* Your objective
Check each line of the listing for the string "this", then state how many lines have it. Only the number is wanted.

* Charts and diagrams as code

__________

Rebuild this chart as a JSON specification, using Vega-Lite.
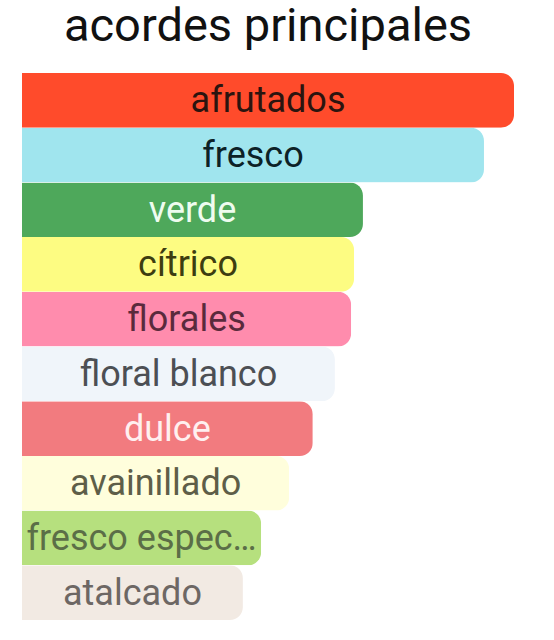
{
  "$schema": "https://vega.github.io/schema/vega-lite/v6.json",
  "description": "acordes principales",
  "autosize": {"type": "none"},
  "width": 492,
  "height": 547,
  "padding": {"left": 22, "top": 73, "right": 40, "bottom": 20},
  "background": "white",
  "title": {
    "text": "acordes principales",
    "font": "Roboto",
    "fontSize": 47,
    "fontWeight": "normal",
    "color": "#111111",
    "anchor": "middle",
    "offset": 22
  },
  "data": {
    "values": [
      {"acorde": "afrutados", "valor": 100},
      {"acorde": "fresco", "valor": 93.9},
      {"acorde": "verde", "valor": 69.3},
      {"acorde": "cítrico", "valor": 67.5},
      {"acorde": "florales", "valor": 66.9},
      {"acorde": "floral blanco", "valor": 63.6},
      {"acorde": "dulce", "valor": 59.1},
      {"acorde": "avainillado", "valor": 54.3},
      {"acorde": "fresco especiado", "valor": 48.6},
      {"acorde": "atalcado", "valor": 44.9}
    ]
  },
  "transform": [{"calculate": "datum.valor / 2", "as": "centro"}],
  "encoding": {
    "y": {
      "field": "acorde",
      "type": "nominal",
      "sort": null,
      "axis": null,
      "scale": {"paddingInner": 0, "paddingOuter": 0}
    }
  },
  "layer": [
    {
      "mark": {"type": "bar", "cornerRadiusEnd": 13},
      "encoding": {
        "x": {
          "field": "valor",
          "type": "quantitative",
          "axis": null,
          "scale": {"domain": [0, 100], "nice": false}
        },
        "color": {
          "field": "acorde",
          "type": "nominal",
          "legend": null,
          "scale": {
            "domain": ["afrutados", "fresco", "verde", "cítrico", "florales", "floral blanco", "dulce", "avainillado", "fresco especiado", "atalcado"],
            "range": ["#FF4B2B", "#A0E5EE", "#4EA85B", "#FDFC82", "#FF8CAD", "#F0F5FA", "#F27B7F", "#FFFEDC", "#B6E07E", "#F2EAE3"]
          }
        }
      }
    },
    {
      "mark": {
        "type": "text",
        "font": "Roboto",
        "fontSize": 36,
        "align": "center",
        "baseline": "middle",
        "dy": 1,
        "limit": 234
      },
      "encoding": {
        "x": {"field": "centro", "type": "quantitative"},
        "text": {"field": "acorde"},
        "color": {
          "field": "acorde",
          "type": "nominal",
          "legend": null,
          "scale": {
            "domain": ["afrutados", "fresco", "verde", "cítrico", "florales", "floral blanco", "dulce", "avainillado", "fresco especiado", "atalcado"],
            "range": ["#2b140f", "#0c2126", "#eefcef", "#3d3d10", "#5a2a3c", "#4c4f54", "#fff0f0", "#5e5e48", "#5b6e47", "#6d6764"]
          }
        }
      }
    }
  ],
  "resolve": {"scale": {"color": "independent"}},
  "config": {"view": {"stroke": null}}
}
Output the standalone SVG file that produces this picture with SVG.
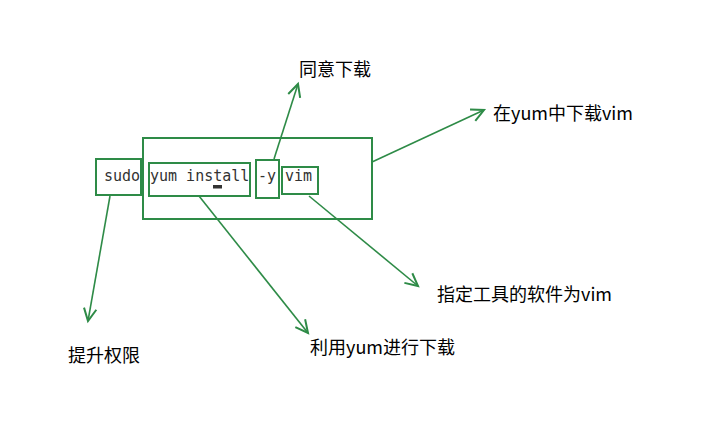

__________

* Written solution
2